To the Outskirts of Manila

Luckily for the 511th Infantry, the area where the bulk of its men hit the ground was not too impossible, although many of the 'troopers had landed in or among banana trees. The regiment suffered about 50 jump casualties--a low rate of less than 3 percent--of whom all but two were listed as "slightly injured." One man was killed and another was carried on the casualty lists as seriously injured.45 Despite the organizational problems the scattered jump created, Col. Orin D. Haugen, commanding the 511th Infantry, had all his troops under his control by 1400. He dispatched patrols westward to establish contact with the 188th Infantry, and his men, encountering no opposition, secured the eastern end of Tagaytay Ridge where Route 17 turned sharply north and downhill toward Manila. Haugen also sent patrols out along roads and trails leading north and south from the ridge crest and at evening reported to division headquarters that he had found no signs of Japanese.

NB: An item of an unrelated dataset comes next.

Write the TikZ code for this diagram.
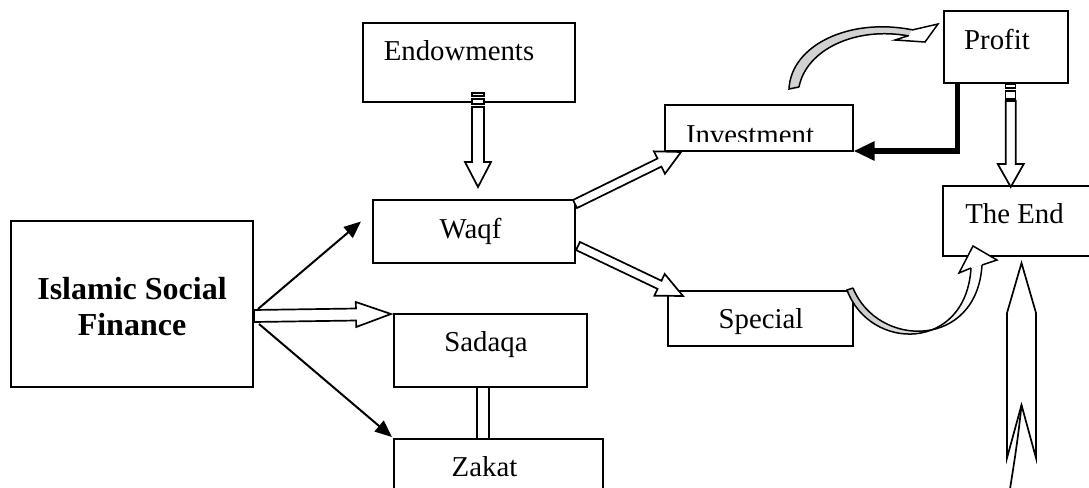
\documentclass[tikz,border=0pt]{standalone}
\usepackage{fontspec}
\setmainfont{Liberation Serif}
\usetikzlibrary{calc,arrows.meta}
\tikzset{
  box/.style={draw, line width=2pt, rectangle, inner sep=0pt, fill=white},
  lbl/.style={inner sep=0pt, anchor=base, font=\fontsize{28.8}{34}\selectfont},
  blbl/.style={inner sep=0pt, anchor=base, font=\fontsize{32}{36}\selectfont\bfseries},
  harrow/.style={draw, line width=1.7pt, fill=white, line join=miter},
  sarrow/.style={line width=2pt, -{Triangle[length=17pt,width=14pt]}},
  thin/.style={line width=1.7pt},
  stripe/.style={draw, line width=1.4pt, fill=white},
}
\newcommand\hollowarrow[5]{%
  \path ($(#2)!#5!(#1)$) coordinate (hc);
  \draw[harrow] ($(#1)!#3!90:(#2)$) -- ($(hc)!#3!90:(#2)$) -- ($(hc)!#4!90:(#2)$) -- (#2)
    -- ($(hc)!#4!-90:(#2)$) -- ($(hc)!#3!-90:(#2)$) -- ($(#1)!#3!-90:(#2)$) -- cycle;}
\begin{document}
\begin{tikzpicture}[x=1pt,y=-1pt]
\useasboundingbox (0,0) rectangle (1089,487);
\clip (0,0) rectangle (1089,487);
\fill[white] (0,0) rectangle (1089,487);

% boxes
\node[box, minimum width=242pt, minimum height=166pt] (isf) at (132,304) {};
\node[box, minimum width=212pt, minimum height=79pt] (endow) at (469,62.5) {};
\node[box, minimum width=202pt, minimum height=63pt] (waqf) at (474,231.5) {};
\node[box, minimum width=193pt, minimum height=73pt] (sadaqa) at (490.5,350.5) {};
\node[box, minimum width=209pt, minimum height=81pt] (zakat) at (498.5,479.5) {};
\node[box, minimum width=188pt, minimum height=46pt] (invest) at (758.5,128) {};
\node[box, minimum width=124.5pt, minimum height=71.5pt] (profit) at (1005.75,46.75) {};
\node[box, minimum width=177pt, minimum height=70pt] (theend) at (1031.5,221) {};
\node[box, minimum width=184.5pt, minimum height=55.5pt] (special) at (760.25,318.25) {};

% texts
\node[blbl] (isft1) at (132,299) {Islamic Social};
\node[blbl] (isft2) at (132,335) {Finance};
\node[lbl] (endowt) at (459,61) {Endowments};
\node[lbl] (waqft) at (470.5,238) {Waqf};
\node[lbl] (sadaqat) at (486,351) {Sadaqa};
\node[lbl] (zakatt) at (484.5,476) {Zakat};
\begin{scope}
  \clip (664.5,105) rectangle (852.5,141);
  \node[lbl] (investt) at (750,144.5) {Investment};
\end{scope}
\node[lbl] (profitt) at (997,50) {Profit};
\node[lbl] (theendt) at (1014.5,223) {The End};
\node[lbl] (specialt) at (761,328) {Special};

% ISF -> Waqf, ISF -> Zakat
\draw[sarrow] ($(isf.east)+(4,5)$) -- ($(waqf.west)+(-11,-10)$);
\draw[sarrow] ($(isf.east)+(5,20)$) -- ($(zakat.north west)+(-1,-1)$);
% ISF -> Sadaqa (hollow)
\coordinate (a1) at ($(isf.east)+(0,12)$);
\coordinate (b1) at ($(sadaqa.north west)+(-2,1)$);
\hollowarrow{a1}{b1}{6pt}{12.5pt}{35pt}
% Sadaqa -- Zakat
\draw[thin] ([xshift=-13.5pt]sadaqa.south) -- ([xshift=-13.5pt]sadaqa.south |- zakat.north);
\draw[thin] ([xshift=-1.5pt]sadaqa.south) -- ([xshift=-1.5pt]sadaqa.south |- zakat.north);

% Endowments -> Waqf
\draw[stripe] ($(endow.south)+(3,-10)$) rectangle ($(endow.south)+(15,-7)$);
\draw[stripe] ($(endow.south)+(3,-4)$) rectangle ($(endow.south)+(15,1)$);
\coordinate (a2) at ($(endow.south)+(9,4)$);
\coordinate (b2) at ($(waqf.north)+(4,-12)$);
\hollowarrow{a2}{b2}{6pt}{13pt}{25pt}

% Waqf -> Investment, Waqf -> Special
\coordinate (a3) at ($(waqf.north east)+(-1,5)$);
\coordinate (b3) at ($(invest.south west)+(17.5,0)$);
\hollowarrow{a3}{b3}{4.5pt}{12.5pt}{24pt}
\coordinate (a4) at ($(waqf.east)+(2,14.5)$);
\coordinate (b4) at ($(special.north west)+(16,6.5)$);
\hollowarrow{a4}{b4}{4.5pt}{12pt}{26pt}

% Profit -> The End
\draw[stripe] ($(profit.south)+(0,0.5)$) rectangle ($(profit.south)+(10,4.5)$);
\draw[stripe] ($(profit.south)+(0,7.5)$) rectangle ($(profit.south)+(10,15.5)$);
\coordinate (a5) at ($(profit.south)+(5,17.5)$);
\coordinate (b5) at ($(theend.north)+(-20.75,2)$);
\hollowarrow{a5}{b5}{5pt}{13pt}{23pt}

% Profit -> Investment (thick elbow)
\draw[line width=5.5pt, line join=miter, -{Triangle[length=21pt,width=18pt]}]
  ($(profit.south west)+(15,0)$) |- ($(invest.south east)+(0,-1)$);

% Investment -> Profit (curved)
\coordinate (c1s) at (789,89);
\coordinate (c1t) at (938,24);
\fill[gray!35] (c1s) .. controls (791,45) and (850,17) .. (913,30) -- (909,36)
  .. controls (855,26) and (806,50) .. (799,87) -- cycle;
\draw[line width=1.5pt] (799,87) -- (c1s) .. controls (791,45) and (850,17) .. (913,30);
\draw[line width=1.5pt] (909,36) .. controls (855,26) and (806,50) .. (799,87);
\filldraw[line width=1.5pt, fill=white, line join=miter]
  (912,30) -- (c1t) -- (925,42) -- (895,40) -- (909,35.5);

% Special -> The End (curved)
\coordinate (c2s) at ($(special.north east)+(-6.5,0.5)$);
\coordinate (c2t) at (973,246);
\fill[left color=gray!45, right color=white] (c2s) .. controls (870,352) and (966,352) .. (971,268)
  -- (982,265) .. controls (977,349) and (878,349) .. (853,288) -- cycle;
\draw[line width=1.5pt] (853,288) -- (c2s) .. controls (870,352) and (966,352) .. (971,268);
\draw[line width=1.5pt] (982,265) .. controls (977,349) and (878,349) .. (853,288);
\filldraw[line width=1.5pt, fill=white, line join=miter]
  (971,268) -- (959,273) -- (c2t) -- (997,260) -- (982,265);

% bottom-right arrow up to The End
\coordinate (c3t) at ($(theend.south)+(-10,6)$);
\coordinate (c3n) at (1021.5,405);
\draw[harrow] (c3t) -- (1036,313) -- (1036,458) -- (c3n) -- (1007,458) -- (1007,313) -- cycle;
\draw[thin] (c3n) .. controls (1018,440) and (1013,470) .. (1009,495);
\end{tikzpicture}
\end{document}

Generals Eichelberger and Swing now intended to have the reinforced 188th Infantry hold Tagaytay Ridge and reduce the Japanese pocket on the western nose while the 511th Infantry pushed north toward Manila with all possible speed. Swing sent all of his available motor transportation forward to Tagaytay Ridge to move the 511th Infantry northward in battalion-sized shuttles and directed the 188th Infantry to follow when ready.

This plan constituted a change in mission for the 11th Airborne Division. MacArthur's original instructions to Eichelberger had envisaged that the division's primary duties would be to contain Japanese forces in southern Luzon and patrol to ascertain Japanese dispositions and intentions in its area of responsibility.

Manifestly, the division could not carry out these duties if it drove north to Manila. Eichelberger's authority to change the mission apparently derived from personal contact with MacArthur, who had given the Eighth Army commander considerable discretion on the handling of the 11th Airborne Division.46

Eichelberger's hopes that the 11th Airborne Division could start its dash to Manila on 3 February did not come to fruition. It was after daylight on the 4th before the 2d Battalion, 511th Infantry, already over twelve hours behind Sixth Army elements coming into the city from the north, set out from Tagaytay Ridge. Moving as fast as the elementary requirements of caution permitted, the battalion sped rapidly northward along two-lane, concrete-paved Route 17. At every town and barrio through the open country crowds of cheering Filipinos greeted the column and, once or twice, practically halted the movement in their enthusiasm.

About 1130 forward elements detrucked at Imus, a small town almost twenty-five miles north of Tagaytay Ridge. The Route 17 bridge over the Imus River just south of the town was out, and about fifty Japanese, holed up in an old stone building dating back to the early days of the Spanish occupation, blocked an alternate bridge within Imus. Most of the infantry walked across the river along the top of a small dam south of town, while Company D, 511th Infantry, supported by some 75-mm. howitzers of the 674th Field Artillery, undertook to reduce the Japanese strongpoint so that the trucks could continue up Route 17. The 5-foot-thick walls of the old building proved impervious to the light artillery shells, so T. Sgt. Robert C. Steele climbed to the building's roof, knocked a hole through the roofing, poured in gasoline, and started a fine flash fire inside with a white phosphorus hand grenade. As the Japanese came dashing out, they were summarily cut down by the men of Company D. Steele personally dispatched two Japanese who remained inside the building.47

With the Imus bridge secure, the parachute battalion drove on another three miles to Zapote. Here, Route 17 ended at a junction with Route 25, which led another half mile northeast across the Zapote River to a junction with Route 1 a mile south of a bridge over the Las Piñas River at Las Piñas. The Japanese had prepared the Las Piñas bridge for demolitions and were to defend it from positions on the north bank, but the men of the 511th Infantry caught the Japanese by surprise and secured the span intact after a short, sharp fire fight. The 2d Battalion held at Las Piñas while the 1st Battalion, coming north on a second truck shuttle from Tagaytay Ridge, passed through and continued toward Manila.

PARAÑAQUE, four miles south of Manila, where on 4 February the Japanese stopped the 511th Infantry.

Driving through a densely populated area and following Route 1 up the shore of Manila Bay, the 1st Battalion left Las Piñas behind at 1800. The battalion ran into increasingly heavy harassing fire from Japanese riflemen and machine gunners. At Parañaque, two miles beyond Las Piñas, the unit found a bridge across the Parañaque River badly damaged, defended by Japanese on the north bank, and covered by Japanese mortar and artillery fire originating from Nichols Field, a mile and a half to the northeast. Here, only four miles south of the Manila city limits,48 the Japanese stopped the 511th Infantry.

On 4 February the 511th Infantry, in various clashes, lost 8 men killed and 19 wounded. The entire 11th Airborne Division, since its landing, had lost approximately 35 men killed and 150 wounded, plus 50 injured in the Tagaytay Ridge jump. The division now faced the principal Japanese defenses south of Manila.